Locate the lines that hold the string "this". Copy every such line.

[Start of THE INPUT]

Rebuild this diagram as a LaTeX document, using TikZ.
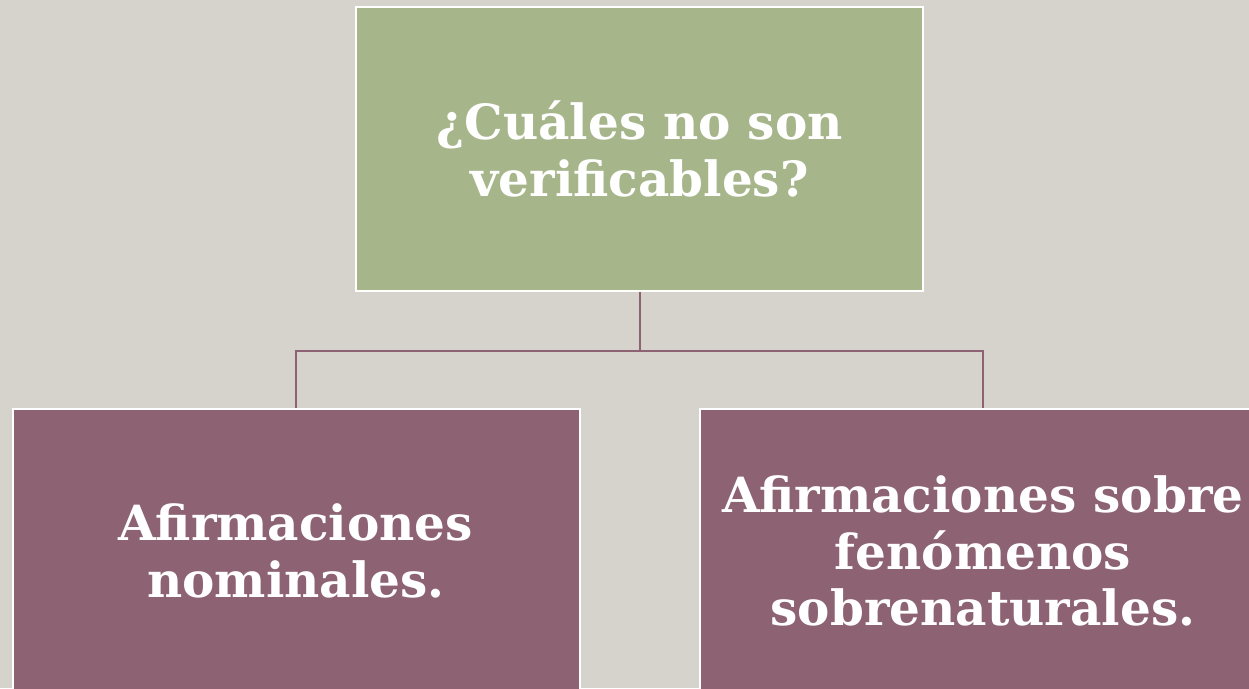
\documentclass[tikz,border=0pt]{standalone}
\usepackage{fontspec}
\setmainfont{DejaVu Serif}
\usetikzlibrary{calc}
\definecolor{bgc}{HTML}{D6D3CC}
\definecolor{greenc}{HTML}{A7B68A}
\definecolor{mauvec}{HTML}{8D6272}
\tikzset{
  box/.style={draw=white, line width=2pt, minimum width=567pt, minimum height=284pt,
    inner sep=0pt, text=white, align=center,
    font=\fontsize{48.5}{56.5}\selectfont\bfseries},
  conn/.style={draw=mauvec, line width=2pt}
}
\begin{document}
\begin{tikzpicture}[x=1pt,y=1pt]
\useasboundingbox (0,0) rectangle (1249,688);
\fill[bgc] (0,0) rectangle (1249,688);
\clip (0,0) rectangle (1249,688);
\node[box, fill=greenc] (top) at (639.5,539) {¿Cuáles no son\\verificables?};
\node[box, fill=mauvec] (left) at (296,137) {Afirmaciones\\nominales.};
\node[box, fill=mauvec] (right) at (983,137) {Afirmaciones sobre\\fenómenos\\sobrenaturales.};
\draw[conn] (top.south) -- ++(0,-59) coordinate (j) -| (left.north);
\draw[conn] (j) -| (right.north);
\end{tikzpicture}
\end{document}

[End of THE INPUT]
[Start of THE INPUT]

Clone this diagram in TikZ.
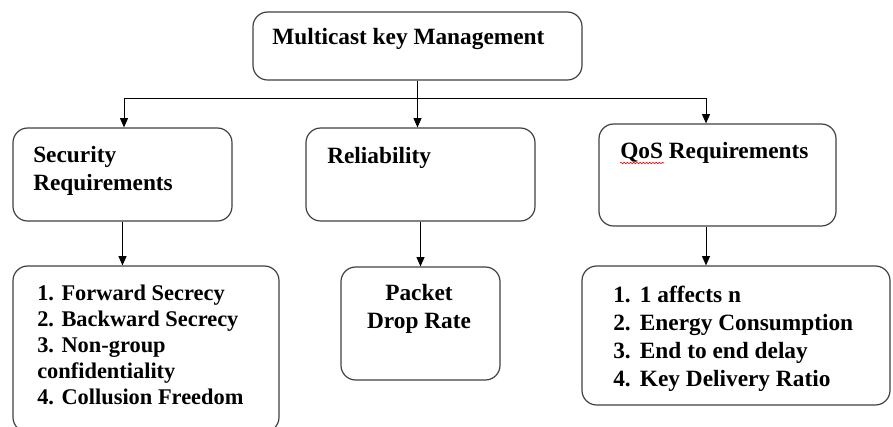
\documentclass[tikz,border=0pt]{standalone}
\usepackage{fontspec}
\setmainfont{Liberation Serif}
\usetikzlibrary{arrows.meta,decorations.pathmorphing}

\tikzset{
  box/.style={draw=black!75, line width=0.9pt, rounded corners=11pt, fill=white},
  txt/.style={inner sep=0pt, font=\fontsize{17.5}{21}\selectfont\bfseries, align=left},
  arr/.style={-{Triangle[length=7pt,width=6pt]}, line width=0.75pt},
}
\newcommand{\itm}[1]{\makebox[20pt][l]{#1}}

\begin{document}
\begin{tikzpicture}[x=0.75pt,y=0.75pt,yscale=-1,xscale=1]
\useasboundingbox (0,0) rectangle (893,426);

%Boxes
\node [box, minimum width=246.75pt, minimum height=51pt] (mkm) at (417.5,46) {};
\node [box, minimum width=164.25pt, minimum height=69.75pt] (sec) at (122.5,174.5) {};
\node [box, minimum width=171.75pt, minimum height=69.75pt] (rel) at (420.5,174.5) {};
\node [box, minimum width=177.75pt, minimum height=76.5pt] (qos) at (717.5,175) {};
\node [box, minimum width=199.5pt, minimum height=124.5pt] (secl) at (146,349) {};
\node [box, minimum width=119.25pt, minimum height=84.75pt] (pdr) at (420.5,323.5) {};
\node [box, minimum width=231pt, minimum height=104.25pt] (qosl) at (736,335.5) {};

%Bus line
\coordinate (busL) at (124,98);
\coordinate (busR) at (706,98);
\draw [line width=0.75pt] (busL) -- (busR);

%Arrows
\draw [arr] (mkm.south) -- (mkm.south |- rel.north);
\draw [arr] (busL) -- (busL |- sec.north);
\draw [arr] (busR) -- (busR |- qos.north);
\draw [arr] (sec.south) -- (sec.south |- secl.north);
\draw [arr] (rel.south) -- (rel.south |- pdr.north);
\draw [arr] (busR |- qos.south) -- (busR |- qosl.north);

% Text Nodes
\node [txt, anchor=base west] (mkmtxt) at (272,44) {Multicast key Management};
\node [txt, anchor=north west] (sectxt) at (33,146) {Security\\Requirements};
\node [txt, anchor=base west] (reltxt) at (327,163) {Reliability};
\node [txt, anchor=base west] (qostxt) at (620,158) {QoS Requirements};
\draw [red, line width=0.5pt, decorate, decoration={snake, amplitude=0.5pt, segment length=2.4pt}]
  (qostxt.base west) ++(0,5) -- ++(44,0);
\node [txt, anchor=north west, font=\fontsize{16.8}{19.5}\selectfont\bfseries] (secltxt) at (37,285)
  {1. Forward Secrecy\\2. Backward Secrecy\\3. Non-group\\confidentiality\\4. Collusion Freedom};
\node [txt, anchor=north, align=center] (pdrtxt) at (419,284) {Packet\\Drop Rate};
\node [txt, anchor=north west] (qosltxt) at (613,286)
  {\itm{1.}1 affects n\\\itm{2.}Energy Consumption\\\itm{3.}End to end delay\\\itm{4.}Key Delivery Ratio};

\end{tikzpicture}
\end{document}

[End of THE INPUT]
[Start of THE INPUT]

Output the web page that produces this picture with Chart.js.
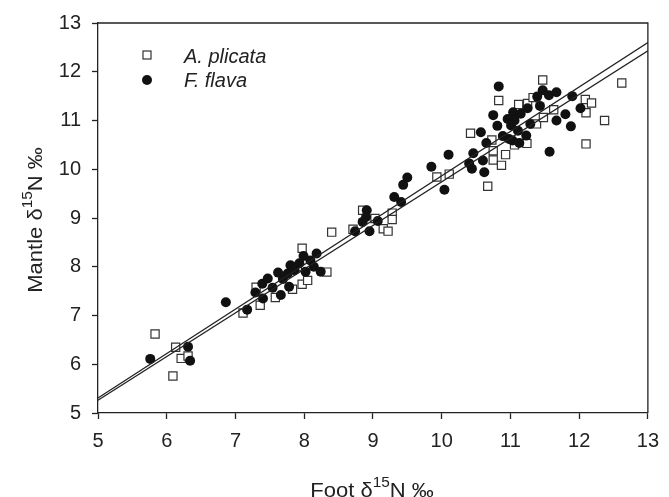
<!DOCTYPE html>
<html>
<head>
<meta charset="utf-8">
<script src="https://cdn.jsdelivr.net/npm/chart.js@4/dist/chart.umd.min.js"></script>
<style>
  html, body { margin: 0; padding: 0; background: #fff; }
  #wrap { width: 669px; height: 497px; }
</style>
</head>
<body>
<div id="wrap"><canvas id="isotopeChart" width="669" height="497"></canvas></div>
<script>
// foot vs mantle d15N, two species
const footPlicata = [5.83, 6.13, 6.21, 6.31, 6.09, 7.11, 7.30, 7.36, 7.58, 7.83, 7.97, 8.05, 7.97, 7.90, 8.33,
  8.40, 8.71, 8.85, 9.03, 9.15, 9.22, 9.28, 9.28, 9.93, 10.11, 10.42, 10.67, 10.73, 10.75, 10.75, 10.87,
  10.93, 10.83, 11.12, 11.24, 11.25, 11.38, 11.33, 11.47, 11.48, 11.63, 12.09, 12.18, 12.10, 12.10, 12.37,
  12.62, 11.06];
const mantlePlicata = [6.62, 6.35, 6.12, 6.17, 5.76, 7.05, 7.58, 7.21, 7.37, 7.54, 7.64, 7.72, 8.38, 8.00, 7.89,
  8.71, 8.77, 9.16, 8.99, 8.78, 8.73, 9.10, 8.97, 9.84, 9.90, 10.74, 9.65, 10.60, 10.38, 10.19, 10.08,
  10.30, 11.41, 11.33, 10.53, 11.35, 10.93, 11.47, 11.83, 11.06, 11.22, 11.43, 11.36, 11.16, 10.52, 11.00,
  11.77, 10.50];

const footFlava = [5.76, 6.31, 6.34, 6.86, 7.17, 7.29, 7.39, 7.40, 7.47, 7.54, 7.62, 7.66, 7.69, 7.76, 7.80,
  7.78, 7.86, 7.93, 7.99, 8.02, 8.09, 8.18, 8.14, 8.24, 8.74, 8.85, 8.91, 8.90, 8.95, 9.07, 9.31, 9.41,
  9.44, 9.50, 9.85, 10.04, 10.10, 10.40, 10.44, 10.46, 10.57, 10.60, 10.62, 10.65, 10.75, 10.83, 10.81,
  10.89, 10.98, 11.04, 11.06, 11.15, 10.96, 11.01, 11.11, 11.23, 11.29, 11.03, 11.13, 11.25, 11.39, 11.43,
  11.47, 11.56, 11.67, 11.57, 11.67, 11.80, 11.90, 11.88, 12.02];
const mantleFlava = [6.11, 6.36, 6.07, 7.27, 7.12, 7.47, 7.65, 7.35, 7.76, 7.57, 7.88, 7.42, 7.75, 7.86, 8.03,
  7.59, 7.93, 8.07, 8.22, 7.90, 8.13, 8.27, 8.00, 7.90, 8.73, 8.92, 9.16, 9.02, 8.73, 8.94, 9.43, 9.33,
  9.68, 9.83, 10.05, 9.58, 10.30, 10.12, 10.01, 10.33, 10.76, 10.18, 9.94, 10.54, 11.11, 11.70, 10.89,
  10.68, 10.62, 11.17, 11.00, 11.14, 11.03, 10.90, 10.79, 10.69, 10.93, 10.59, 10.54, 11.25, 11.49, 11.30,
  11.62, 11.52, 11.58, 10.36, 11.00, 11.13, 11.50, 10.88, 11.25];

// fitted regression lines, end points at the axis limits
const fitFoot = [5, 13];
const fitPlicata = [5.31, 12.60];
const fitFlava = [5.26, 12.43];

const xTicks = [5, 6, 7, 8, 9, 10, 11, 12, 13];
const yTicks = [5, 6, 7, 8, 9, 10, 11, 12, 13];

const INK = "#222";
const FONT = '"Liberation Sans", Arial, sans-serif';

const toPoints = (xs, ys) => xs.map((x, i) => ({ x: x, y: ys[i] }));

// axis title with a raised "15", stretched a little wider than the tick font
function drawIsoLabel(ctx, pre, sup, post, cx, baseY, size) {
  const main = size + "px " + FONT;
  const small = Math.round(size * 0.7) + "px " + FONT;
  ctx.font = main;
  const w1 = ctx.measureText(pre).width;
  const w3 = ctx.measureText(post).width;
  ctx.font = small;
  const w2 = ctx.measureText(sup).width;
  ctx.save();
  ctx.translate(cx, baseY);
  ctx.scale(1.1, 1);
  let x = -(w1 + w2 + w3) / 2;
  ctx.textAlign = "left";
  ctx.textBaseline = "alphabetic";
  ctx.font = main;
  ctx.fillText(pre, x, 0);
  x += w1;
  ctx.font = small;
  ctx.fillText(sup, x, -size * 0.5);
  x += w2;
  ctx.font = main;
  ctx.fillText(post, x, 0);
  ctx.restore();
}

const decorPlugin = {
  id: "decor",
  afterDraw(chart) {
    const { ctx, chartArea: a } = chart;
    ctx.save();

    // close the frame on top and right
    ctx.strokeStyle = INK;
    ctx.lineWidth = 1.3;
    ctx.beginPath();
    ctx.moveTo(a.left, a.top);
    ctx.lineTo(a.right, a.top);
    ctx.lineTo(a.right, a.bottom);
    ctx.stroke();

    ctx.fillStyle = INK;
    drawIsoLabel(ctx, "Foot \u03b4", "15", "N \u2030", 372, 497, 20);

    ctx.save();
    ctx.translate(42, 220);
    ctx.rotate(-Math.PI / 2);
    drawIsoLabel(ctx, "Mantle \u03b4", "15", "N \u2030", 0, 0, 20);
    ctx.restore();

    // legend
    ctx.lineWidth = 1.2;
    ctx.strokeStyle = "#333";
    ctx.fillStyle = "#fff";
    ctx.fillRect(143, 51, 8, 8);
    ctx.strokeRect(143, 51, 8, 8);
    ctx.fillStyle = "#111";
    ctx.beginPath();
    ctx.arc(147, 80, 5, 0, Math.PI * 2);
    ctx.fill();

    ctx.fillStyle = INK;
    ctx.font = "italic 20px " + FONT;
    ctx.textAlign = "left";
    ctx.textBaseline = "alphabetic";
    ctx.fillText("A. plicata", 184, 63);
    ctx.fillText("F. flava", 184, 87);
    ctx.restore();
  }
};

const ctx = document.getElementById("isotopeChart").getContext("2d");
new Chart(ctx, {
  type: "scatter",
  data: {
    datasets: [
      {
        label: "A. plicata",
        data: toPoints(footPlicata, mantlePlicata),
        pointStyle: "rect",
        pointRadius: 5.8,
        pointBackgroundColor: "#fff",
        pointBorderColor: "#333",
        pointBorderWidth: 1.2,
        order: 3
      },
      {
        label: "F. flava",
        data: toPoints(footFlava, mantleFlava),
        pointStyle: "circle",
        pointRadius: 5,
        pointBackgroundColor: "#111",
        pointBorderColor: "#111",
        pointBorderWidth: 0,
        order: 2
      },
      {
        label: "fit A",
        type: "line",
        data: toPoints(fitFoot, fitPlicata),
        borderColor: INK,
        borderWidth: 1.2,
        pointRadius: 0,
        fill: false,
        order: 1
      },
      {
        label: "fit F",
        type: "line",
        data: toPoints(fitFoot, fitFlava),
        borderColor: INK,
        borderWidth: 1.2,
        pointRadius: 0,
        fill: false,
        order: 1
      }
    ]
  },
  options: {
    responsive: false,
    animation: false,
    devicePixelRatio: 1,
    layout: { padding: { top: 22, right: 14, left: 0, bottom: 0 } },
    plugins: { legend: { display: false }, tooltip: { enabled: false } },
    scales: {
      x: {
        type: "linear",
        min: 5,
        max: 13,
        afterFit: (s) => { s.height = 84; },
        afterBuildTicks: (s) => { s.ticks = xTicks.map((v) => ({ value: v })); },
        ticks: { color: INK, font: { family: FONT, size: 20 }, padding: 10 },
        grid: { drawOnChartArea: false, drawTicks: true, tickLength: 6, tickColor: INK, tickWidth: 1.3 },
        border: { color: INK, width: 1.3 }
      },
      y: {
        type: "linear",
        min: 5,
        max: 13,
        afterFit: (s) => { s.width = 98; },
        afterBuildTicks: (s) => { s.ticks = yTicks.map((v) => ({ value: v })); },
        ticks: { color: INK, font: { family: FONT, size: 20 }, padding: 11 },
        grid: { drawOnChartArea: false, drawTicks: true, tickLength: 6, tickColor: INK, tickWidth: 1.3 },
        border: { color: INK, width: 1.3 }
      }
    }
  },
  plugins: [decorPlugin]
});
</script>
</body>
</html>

[End of THE INPUT]

### COMPLETE OUTPUT
Rebuild this diagram as a LaTeX document, using TikZ.
Clone this diagram in TikZ.
Output the web page that produces this picture with Chart.js.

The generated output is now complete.